Your goal:
How many lines in this data contain the string "matplotlib"? Reply with the number only.

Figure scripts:
-- Start --
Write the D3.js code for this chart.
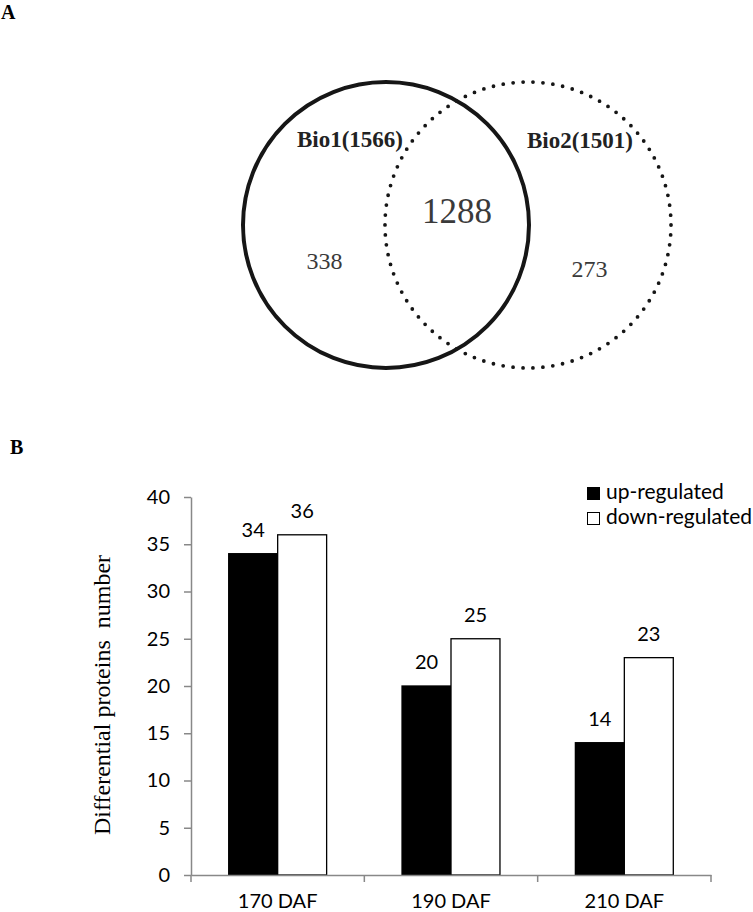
<!DOCTYPE html>
<html lang="en">
<head>
<meta charset="UTF-8">
<title>Venn and differential proteins</title>
<style>
  body { margin: 0; background: #fff; }
  svg { display: block; }
</style>
</head>
<body>
<svg width="753" height="912"></svg>
<script src="https://cdn.jsdelivr.net/npm/d3@7"></script>
<script>
// panel A: venn
const sets = ["Bio1(1566)", "Bio2(1501)"];
const vennCounts = [338, 1288, 273];   // Bio1 only, shared, Bio2 only

// panel B: bars
const categories = ["170 DAF", "190 DAF", "210 DAF"];
const series = ["up-regulated", "down-regulated"];
const upValues = [34, 20, 14];
const downValues = [36, 25, 23];
const yTicks = [0, 5, 10, 15, 20, 25, 30, 35, 40];

const svg = d3.select("svg");
const serif = "'Liberation Serif', 'Times New Roman', serif";
const sans = "Lato, 'Open Sans', sans-serif";

// ---------- A ----------
svg.append("text").attr("x", 1).attr("y", 19)
    .style("font", `bold 20px ${serif}`).text("A");

const cx = d3.scalePoint().domain(sets).range([386, 528]);
const cy = 225, r = 143;

const venn = svg.append("g");
venn.selectAll("circle")
  .data(sets)
  .join("circle")
    .attr("cx", d => cx(d))
    .attr("cy", cy)
    .attr("r", r)
    .attr("fill", "none")
    .attr("stroke", "#161616")
    .attr("stroke-width", (d, i) => i === 0 ? 4 : 3.8)
    .attr("stroke-linecap", "round")
    .attr("stroke-dasharray", (d, i) => i === 0 ? null : "0 9.98");

// set names
const nameOffset = [[-36, -78], [52, -77]];
venn.selectAll("text.name")
  .data(sets)
  .join("text")
    .attr("class", "name")
    .attr("x", (d, i) => cx(d) + nameOffset[i][0])
    .attr("y", (d, i) => cy + nameOffset[i][1])
    .attr("text-anchor", "middle")
    .style("font", `bold 23px ${serif}`)
    .attr("fill", "#222")
    .text(d => d);

// region counts
const mid = (cx(sets[0]) + cx(sets[1])) / 2;
const countPos = [
  {x: cx(sets[0]) - 61.5, y: cy + 44, size: 24},
  {x: mid, y: cy - 2, size: 35},
  {x: cx(sets[1]) + 61.5, y: cy + 52, size: 24}
];
venn.selectAll("text.count")
  .data(vennCounts)
  .join("text")
    .attr("class", "count")
    .attr("x", (d, i) => countPos[i].x)
    .attr("y", (d, i) => countPos[i].y)
    .attr("text-anchor", "middle")
    .style("font", (d, i) => `${countPos[i].size}px ${serif}`)
    .attr("fill", "#3a3a3a")
    .text(d => d);

// ---------- B ----------
svg.append("text").attr("x", 10).attr("y", 454)
    .style("font", `bold 20px ${serif}`).text("B");

const x = d3.scaleBand().domain(categories).range([191, 711]);
const xs = d3.scaleBand().domain(series).range([0, x.bandwidth()]).paddingOuter(0.77);
const y = d3.scaleLinear().domain([0, 40]).range([875, 497]);

const rows = categories.map((c, i) => ({cat: c, values: [upValues[i], downValues[i]]}));

// y axis
const yAxis = svg.append("g")
    .attr("transform", `translate(${x.range()[0]},0)`)
    .call(d3.axisLeft(y).tickValues(yTicks).tickSize(7).tickSizeOuter(0).tickPadding(14));
yAxis.select(".domain").attr("stroke", "#888").attr("stroke-width", 1.5);
yAxis.selectAll(".tick line").attr("stroke", "#888").attr("stroke-width", 1.5);
yAxis.selectAll(".tick text").style("font", `20px ${sans}`).attr("fill", "#000");

// bars
const groups = svg.append("g").selectAll("g")
  .data(rows)
  .join("g")
    .attr("transform", d => `translate(${x(d.cat)},0)`);

groups.selectAll("rect")
  .data(d => d.values.map((v, i) => ({key: series[i], value: v})))
  .join("rect")
    .attr("x", d => xs(d.key))
    .attr("y", d => y(d.value))
    .attr("width", xs.bandwidth())
    .attr("height", d => y(0) - y(d.value))
    .attr("fill", d => d.key === series[0] ? "#000" : "#fff")
    .attr("stroke", "#000")
    .attr("stroke-width", 1.3);

groups.selectAll("text")
  .data(d => d.values.map((v, i) => ({key: series[i], value: v})))
  .join("text")
    .attr("x", d => xs(d.key) + xs.bandwidth() / 2)
    .attr("y", d => y(d.value) - 17)
    .attr("text-anchor", "middle")
    .style("font", `20px ${sans}`)
    .text(d => d.value);

// x axis: line, boundary ticks, centered labels
const xAxis = svg.append("g")
    .attr("transform", `translate(0,${y(0)})`)
    .call(d3.axisBottom(x).tickSize(0).tickPadding(19));
xAxis.select(".domain").attr("stroke", "#888").attr("stroke-width", 1.5);
xAxis.selectAll(".tick text").style("font", `20px ${sans}`).attr("fill", "#000");
const bounds = categories.map(c => x(c)).concat([x.range()[1]]);
xAxis.selectAll("line.bound")
  .data(bounds)
  .join("line")
    .attr("class", "bound")
    .attr("x1", d => d).attr("x2", d => d)
    .attr("y1", 0).attr("y2", 7)
    .attr("stroke", "#888")
    .attr("stroke-width", 1.5);

// y label
svg.append("text")
    .attr("transform", `translate(110,${(y(0) + y(40)) / 2 + 9}) rotate(-90)`)
    .attr("text-anchor", "middle")
    .style("font", `24px ${serif}`)
    .style("white-space", "pre")
    .text("Differential proteins  number");

// legend
const legend = svg.append("g").selectAll("g")
  .data(series)
  .join("g")
    .attr("transform", (d, i) => `translate(587,${487 + i * 25})`);
legend.append("rect")
    .attr("x", 0.5).attr("y", 0.5)
    .attr("width", 12).attr("height", 12)
    .attr("fill", (d, i) => i === 0 ? "#000" : "#fff")
    .attr("stroke", "#000")
    .attr("stroke-width", 1);
legend.append("text")
    .attr("x", 19).attr("y", 11.5)
    .style("font", `21px ${sans}`)
    .text(d => d);
</script>
</body>
</html>
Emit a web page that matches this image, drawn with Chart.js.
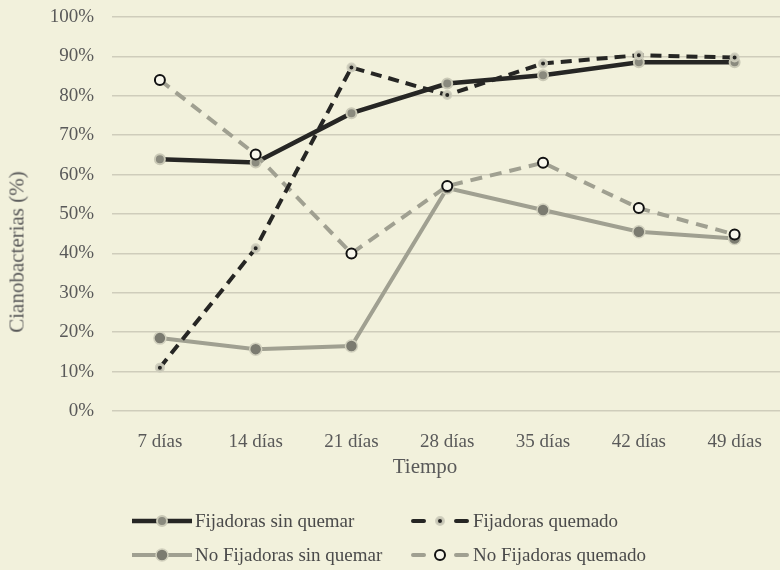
<!DOCTYPE html>
<html>
<head>
<meta charset="utf-8">
<title>Cianobacterias</title>
<script src="https://cdn.jsdelivr.net/npm/chart.js"></script>
<style>
    html, body {
        margin: 0;
        padding: 0;
        width: 780px;
        height: 570px;
        overflow: hidden;
        background: #f2f1dc;
        font-family: 'Liberation Serif', 'Times New Roman', serif;
        color: #595959;
    }
    .wrap {
        position: relative;
        width: 780px;
        height: 570px;
    }
    #chart {
        position: absolute;
        left: 0;
        top: 0;
    }
    .ytitle {
        position: absolute;
        left: 17px;
        top: 252px;
        transform: translate(-50%, -50%) rotate(-90deg);
        white-space: nowrap;
        font-size: 21px;
    }
    .xtitle {
        position: absolute;
        left: 425px;
        top: 466px;
        transform: translate(-50%, -50%);
        font-size: 21px;
    }
    .legend {
        position: absolute;
        left: 132px;
        top: 508px;
        display: grid;
        grid-template-columns: 278px 300px;
        row-gap: 8px;
        font-size: 19px;
        color: #4a4a4a;
    }
    .legend div {
        display: flex;
        align-items: center;
        height: 26px;
        white-space: nowrap;
    }
    .legend canvas {
        margin-right: 3px;
    }
</style>
</head>
<body>
<div class="wrap">
    <canvas id="chart" width="790" height="570"></canvas>
    <div class="ytitle">Cianobacterias (%)</div>
    <div class="xtitle">Tiempo</div>
    <div class="legend" id="legend"></div>
</div>

<script>
    const categories = ['7 días', '14 días', '21 días', '28 días', '35 días', '42 días', '49 días'];

    const fijSinQuemar = [63.9, 63.1, 75.6, 83.1, 85.2, 88.5, 88.5];
    const fijQuemado = [11.0, 41.3, 87.2, 80.2, 88.2, 90.3, 89.7];
    const noFijSinQuemar = [18.5, 15.7, 16.5, 56.6, 51.0, 45.5, 43.8];
    const noFijQuemado = [84.0, 65.1, 40.0, 57.1, 63.0, 51.5, 44.8];

    const dark = '#262624';
    const gray = '#a0a091';

    const datasets = [
        {
            label: 'Fijadoras sin quemar',
            data: fijSinQuemar,
            borderColor: dark,
            borderWidth: 4.5,
            pointRadius: 5,
            pointBackgroundColor: '#8a8a7e',
            pointBorderColor: '#cac9b6',
            pointBorderWidth: 2,
            order: 3
        },
        {
            label: 'Fijadoras quemado',
            data: fijQuemado,
            borderColor: dark,
            borderWidth: 4,
            borderDash: [11, 7],
            pointRadius: 3.5,
            pointBackgroundColor: dark,
            pointBorderColor: 'rgba(205,204,188,0.95)',
            pointBorderWidth: 3,
            order: 1
        },
        {
            label: 'No Fijadoras sin quemar',
            data: noFijSinQuemar,
            borderColor: gray,
            borderWidth: 4,
            pointRadius: 6,
            pointBackgroundColor: '#7b7b70',
            pointBorderColor: '#d2d1be',
            pointBorderWidth: 1.5,
            order: 4
        },
        {
            label: 'No Fijadoras quemado',
            data: noFijQuemado,
            borderColor: gray,
            borderWidth: 4,
            borderDash: [12, 8],
            pointRadius: 5,
            pointBackgroundColor: '#f8f7ec',
            pointBorderColor: '#111111',
            pointBorderWidth: 2,
            order: 2
        }
    ];

    const font = "'Liberation Serif', 'Times New Roman', serif";

    new Chart(document.getElementById('chart'), {
        type: 'line',
        data: { labels: categories, datasets: datasets },
        options: {
            responsive: false,
            animation: false,
            layout: { padding: { top: 17, right: 5, left: 0, bottom: 0 } },
            elements: { line: { tension: 0 } },
            plugins: {
                legend: { display: false },
                tooltip: { enabled: false }
            },
            scales: {
                x: {
                    offset: true,
                    grid: { display: false },
                    border: { display: false },
                    ticks: {
                        color: '#595959',
                        font: { family: font, size: 19 },
                        padding: 12,
                        maxRotation: 0
                    },
                    afterFit: s => {
                        s.height = 159;
                        s.paddingLeft = 0;
                        s.paddingRight = 0;
                    }
                },
                y: {
                    min: 0,
                    max: 100,
                    grid: { color: '#cfcdbb', lineWidth: 1.6, drawTicks: false },
                    border: { display: false },
                    ticks: {
                        stepSize: 10,
                        color: '#595959',
                        font: { family: font, size: 19 },
                        padding: 18,
                        callback: v => v + '%'
                    },
                    afterFit: s => {
                        s.width = 112;
                        s.paddingTop = 0;
                        s.paddingBottom = 0;
                    }
                }
            }
        }
    });

    // legend: short line, marker, short line
    const legend = document.getElementById('legend');
    datasets.forEach(ds => {
        const item = document.createElement('div');
        const c = document.createElement('canvas');
        c.width = 60;
        c.height = 20;
        const ctx = c.getContext('2d');
        ctx.strokeStyle = ds.borderColor;
        ctx.lineWidth = ds.borderWidth;
        ctx.lineCap = ds.borderDash ? 'round' : 'butt';
        ctx.beginPath();
        if (ds.borderDash) {
            ctx.moveTo(3, 10); ctx.lineTo(14, 10);
            ctx.moveTo(46, 10); ctx.lineTo(57, 10);
        } else {
            ctx.moveTo(0, 10); ctx.lineTo(60, 10);
        }
        ctx.stroke();
        ctx.beginPath();
        ctx.arc(30, 10, ds.pointRadius, 0, Math.PI * 2);
        ctx.fillStyle = ds.pointBackgroundColor;
        ctx.fill();
        ctx.strokeStyle = ds.pointBorderColor;
        ctx.lineWidth = ds.pointBorderWidth;
        ctx.stroke();
        item.appendChild(c);
        const span = document.createElement('span');
        span.textContent = ds.label;
        item.appendChild(span);
        legend.appendChild(item);
    });
</script>
</body>
</html>
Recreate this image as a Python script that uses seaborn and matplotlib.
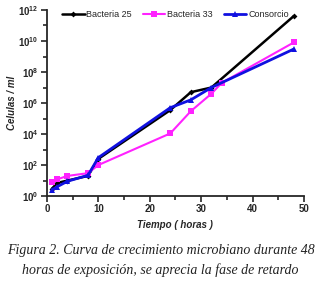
import numpy as np
import pandas as pd
import seaborn as sns
import matplotlib.pyplot as plt
from matplotlib.ticker import MultipleLocator, FixedLocator, NullFormatter

# values (cells / ml vs hours)
t_b25 = [1, 2, 4, 8, 10, 24, 28, 32, 48]
b25 = [3, 7, 10, 20, 250, 3.5e5, 5e6, 1e7, 4e11]
t_b33 = [1, 2, 4, 8, 10, 24, 28, 32, 34, 48]
b33 = [8, 12, 20, 30, 100, 1.1e4, 3e5, 4e6, 2e7, 8e9]
t_cons = [1, 2, 4, 8, 10, 24, 28, 32, 48]
cons = [2.5, 4, 9, 22, 300, 5e5, 1.6e6, 1e7, 3e9]

df = pd.concat([
    pd.DataFrame({"t": t_b25, "v": b25, "serie": "Bacteria 25"}),
    pd.DataFrame({"t": t_b33, "v": b33, "serie": "Bacteria 33"}),
    pd.DataFrame({"t": t_cons, "v": cons, "serie": "Consorcio"}),
])

sns.set_style("ticks")
plt.rcParams["font.family"] = ["Liberation Sans", "DejaVu Sans"]

fig = plt.figure(figsize=(3.21, 2.85), dpi=100)
ax = fig.add_axes([0.146, 0.312, 0.801, 0.653])

palette = {"Bacteria 25": "black", "Bacteria 33": "#ff22ff", "Consorcio": "#1010e0"}
markers = {"Bacteria 25": "D", "Bacteria 33": "s", "Consorcio": "^"}
sizes = {"Bacteria 25": 3, "Bacteria 33": 5, "Consorcio": 4}
widths = {"Bacteria 25": 1.8, "Bacteria 33": 1.5, "Consorcio": 2.0}
for name, g in df.groupby("serie"):
    sns.lineplot(data=g, x="t", y="v", color=palette[name], marker=markers[name],
                 markersize=sizes[name], markeredgewidth=0, linewidth=widths[name],
                 label=name, ax=ax)

ax.set_yscale("log")
ax.set_xlim(0, 50)
ax.set_ylim(1, 1e12)
ax.xaxis.set_major_locator(MultipleLocator(10))
ax.xaxis.set_minor_locator(MultipleLocator(5))
ax.yaxis.set_major_locator(FixedLocator([10.0 ** k for k in range(0, 13, 2)]))
ax.yaxis.set_minor_locator(FixedLocator([10.0 ** k for k in range(1, 12, 2)]))
ax.yaxis.set_minor_formatter(NullFormatter())
ax.tick_params(which="both", direction="out", width=1.2, labelsize=7, pad=2)
ax.tick_params(which="major", length=4)
ax.tick_params(which="minor", length=3)
for lab in ax.get_xticklabels() + ax.get_yticklabels():
    lab.set_fontweight("bold")
for s in ["left", "bottom"]:
    ax.spines[s].set_linewidth(1.3)
sns.despine(ax=ax)

ax.set_xlabel("Tiempo ( horas )", fontsize=7, fontstyle="italic", fontweight="bold",
              labelpad=4)
ax.set_ylabel("Celulas / ml", fontsize=7, fontstyle="italic", fontweight="bold",
              labelpad=1)

ax.legend(loc="lower center", bbox_to_anchor=(0.5, 0.93), ncol=3, frameon=False,
          fontsize=6.5, handlelength=2.5, handletextpad=0.2, columnspacing=1.2,
          borderaxespad=0)

fig.text(0.5, 0.11, "Figura 2. Curva de crecimiento microbiano durante 48",
         ha="center", fontsize=10, fontstyle="italic", color="#222222",
         family=["Liberation Serif", "DejaVu Serif"])
fig.text(0.5, 0.04, "horas de exposición, se aprecia la fase de retardo",
         ha="center", fontsize=10, fontstyle="italic", color="#222222",
         family=["Liberation Serif", "DejaVu Serif"])

fig.savefig("out.png", dpi=100)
-- End --
Full response:
3